Der Innenminister sprach vorhin von dem Entschließungsantrag der Regierungskoalition – drei Seiten, wir haben es vorhin erst aus dem Fach geholt. Mal nebenbei: Dass das so auf den letzten Metern noch kommt, zeigt nämlich nur eines, dass die Koalitionäre – mindestens zwei von ihnen – nicht zustimmen wollten – das eine waren die Linken und das andere waren die Grünen. Das ist ja alles nachweisbar, es ist im Mitteldeutschen Rundfunk gekommen.

(Zwischenruf Abg. Adams, BÜNDNIS 90/DIE GRÜNEN: Dann wird es ja stimmen!)

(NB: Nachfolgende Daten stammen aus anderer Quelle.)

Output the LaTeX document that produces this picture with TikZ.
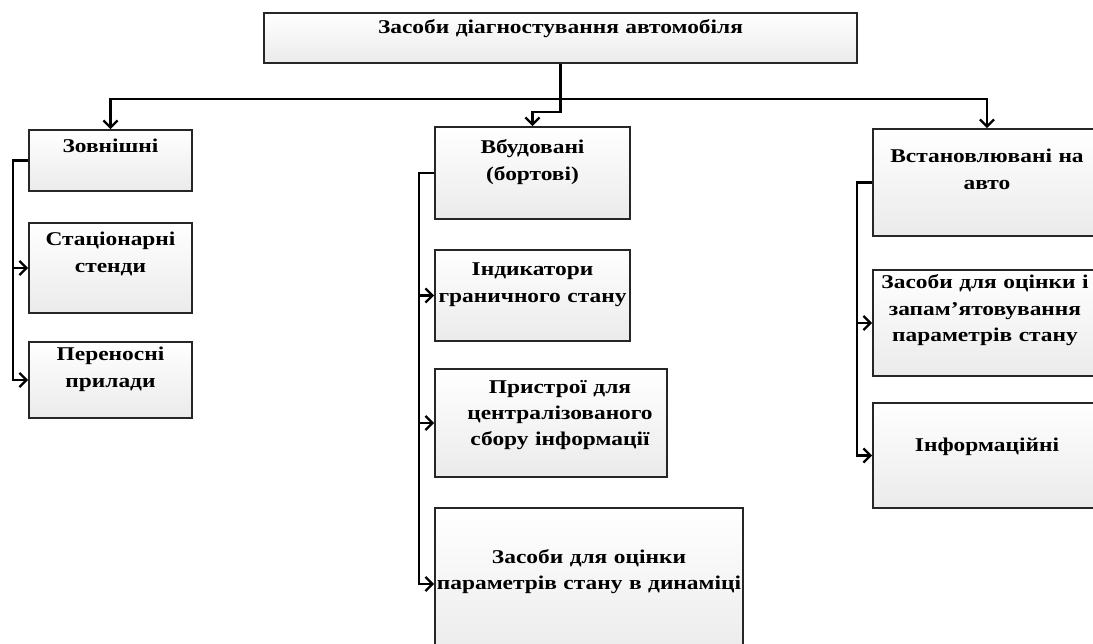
\documentclass[tikz,border=0pt]{standalone}
\usepackage{fontspec}
\setmainfont{Liberation Serif}[FakeStretch=1.2]
\usetikzlibrary{arrows.meta}
\begin{document}
\begin{tikzpicture}[x=1pt,y=-1pt,
  box/.style={draw=black!85, line width=1.8pt, top color=white, bottom color=black!8, inner sep=0pt},
  lbl/.style={inner sep=0pt, align=center, anchor=base, font=\bfseries\fontsize{19.5}{26.5}\selectfont},
  conn/.style={line width=2.3pt, black},
  arr/.style={conn, -{Straight Barb[length=7pt,width=14pt]}}]
\useasboundingbox (0,0) rectangle (1093,644);
\clip (0,0) rectangle (1093,644);
% boxes
\node[box, minimum width=593, minimum height=50] (top) at (560.5,38) {};
\node[box, minimum width=163, minimum height=61] (zov) at (110.5,160.5) {};
\node[box, minimum width=163, minimum height=90] (stac) at (110.5,268) {};
\node[box, minimum width=163, minimum height=76] (pere) at (110.5,380) {};
\node[box, minimum width=195, minimum height=92] (vbud) at (532.5,173) {};
\node[box, minimum width=195, minimum height=91] (ind) at (532.5,295.5) {};
\node[box, minimum width=232, minimum height=108] (pris) at (551,423) {};
\node[box, minimum width=308, minimum height=152] (dyn) at (589,584) {};
\node[box, minimum width=228, minimum height=107] (vst) at (987,182.5) {};
\node[box, minimum width=228, minimum height=106] (zap) at (987,323) {};
\node[box, minimum width=228, minimum height=105] (inf) at (987,455.5) {};
% labels
\node[lbl, text width=560pt] (topT) at (560.5,34) {Засоби діагностування автомобіля};
\node[lbl, text width=160pt] (zovT) at (110.5,153) {Зовнішні};
\node[lbl, text width=160pt] (stacT) at (110.5,246) {Стаціонарні\\стенди};
\node[lbl, text width=160pt] (pereT) at (110.5,361) {Переносні\\прилади};
\node[lbl, text width=195pt] (vbudT) at (532.5,154) {Вбудовані\\(бортові)};
\node[lbl, text width=195pt] (indT) at (532.5,276) {Індикатори\\граничного стану};
\node[lbl, text width=232pt] (prisT) at (560,393) {Пристрої для\\централізованого\\сбору інформації};
\node[lbl, text width=308pt] (dynT) at (589,563) {Засоби для оцінки\\параметрів стану в динаміці};
\node[lbl, text width=228pt] (vstT) at (987,163) {Встановлювані на\\авто};
\node[lbl, text width=228pt] (zapT) at (985,289) {Засоби для оцінки і\\запам’ятовування\\параметрів стану};
\node[lbl, text width=228pt] (infT) at (987,451) {Інформаційні};
% connectors from the top box
\coordinate (bus) at (560.5,99);
\coordinate (jog) at (560.5,112);
\draw[arr] (top.south) -- (jog) -| (vbud.north);
\draw[arr] (bus) -| (zov.north);
\draw[arr] (bus) -| (vst.north);
% brackets
\coordinate (lb) at (13,0);
\coordinate (mb) at (419,0);
\coordinate (rb) at (857,0);
\draw[arr] (zov.west) -- (zov.west -| lb) |- (stac.west);
\draw[arr] (zov.west -| lb) |- (pere.west);
\draw[arr] (vbud.west) -- (vbud.west -| mb) |- (ind.west);
\draw[arr] (vbud.west -| mb) |- (pris.west);
\draw[arr] (vbud.west -| mb) |- (dyn.west);
\draw[arr] (vst.west) -- (vst.west -| rb) |- (zap.west);
\draw[arr] (vst.west -| rb) |- (inf.west);
\end{tikzpicture}
\end{document}
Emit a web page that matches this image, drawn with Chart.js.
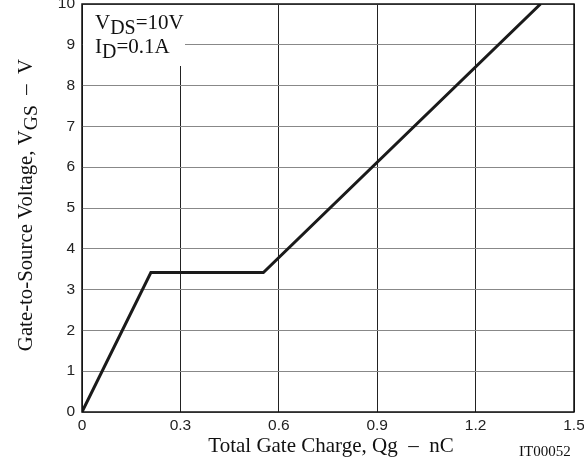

Bei dem, was der Rundfunk bringt, da konnte ich noch nicht sagen, dass da bestimmte wichtige Dinge nicht gestimmt haben.

Da steht geschrieben vom 19.07.2017, wer noch dagegen ist: Frau Henfling und mehrere andere sagen, sie können dem nicht zustimmen usw. usf.

Meine Damen und Herren, wir vergessen wahrscheinlich oder einige wollen es nicht wahrhaben – ich will ja nicht mal sagen „vergessen“ –, dass es hier darum geht – da hat der damalige Innenminister Poppenhäger wirklich zu Recht heftig aufs Tempo gedrückt: Die Polizei braucht dringend diese neue Technik, denn wir haben neue Gefährdungslagen in Größenordnungen. Im Klartext heißt das, dass wir bei schweren Verbrechen – bei Mördern, Kinderschändern – natürlich auch in der Lage sein müssen, Telefonate zu kontrollieren und abzuhören. Das erfordert technische Voraussetzungen, wo ein kleines Land wie Thüringen natürlich zunehmend überfordert ist, dass man endlich mal die Ressourcen bündelt, die Fachleute bündelt, die Technik bündelt. Trotzdem, meine Damen und Herren, wollten doch zum damaligen Zeitpunkt mehrere nicht zustimmen. Das hat der MDR geschrieben, das ist nicht von mir, ich stimme dem aber zu.

Es reden immer alle von Ein-Stimmen-Mehrheit, es gibt ja noch zwei Hilfsräder, die hier sitzen, da weiß man ja immer nicht so richtig, wo sie gerade hinstimmen;- schauen wir mal, meine Damen und Herren.

Herr Abgeordneter Fiedler, die beiden Kollegen als „Hilfsräder“ zu bezeichnen, halte ich doch für etwas übertrieben. Ich würde Sie dafür rügen.

Also „Hilfsräder“ ist doch etwas Schönes. Herr Präsident, wissen Sie nicht, wenn Kinder Fahrradfahren lernen, da haben die so Hilfsräder hüben und drüben dran.

(Zwischenruf Ramelow, Ministerpräsident: Stützräder!)

Aber selbst „Stützräder“ ist ein Gegenstand.

Wenn ich sie „Stützräder“ nenne, kann es vielleicht noch schlimmer werden.

(Zwischenruf Abg. Wucherpfennig, CDU: Er freut sich aber!)

Herr Präsident, ich nehme Ihre Einlassung auf, aber nicht wahr.

Das ist nicht möglich!

Meine Damen und Herren, ich will noch mal deutlich darauf verweisen: Man hat doch den Eindruck – ich habe nämlich vorhin gezuckt, wo Sie vom Entschließungsantrag gesprochen haben: Drei Seiten hat hier die Koalition aufs Papier gebracht, um da noch mal zu untermauern und was weiß ich was alles. Es ist doch wohl hanebüchen, wenn ich nur den Punkt 1 nehme: „Der Landtag bekennt sich zur Unverletzlichkeit des Fernmeldegeheimnisses nach Artikel 10 Grundgesetz und zum Grundrecht auf Gewährleistung der Vertraulichkeit und Integrität informationstechnischer Systeme, das durch das Bundesverfassungsgericht 2008 [...] aus dem Grundgesetz abgeleitet wurde.“ Das ist doch wohl das Normalste von der Welt, dass wir uns natürlich selbstverständlich an die Gesetze halten und auch an das Grundgesetz.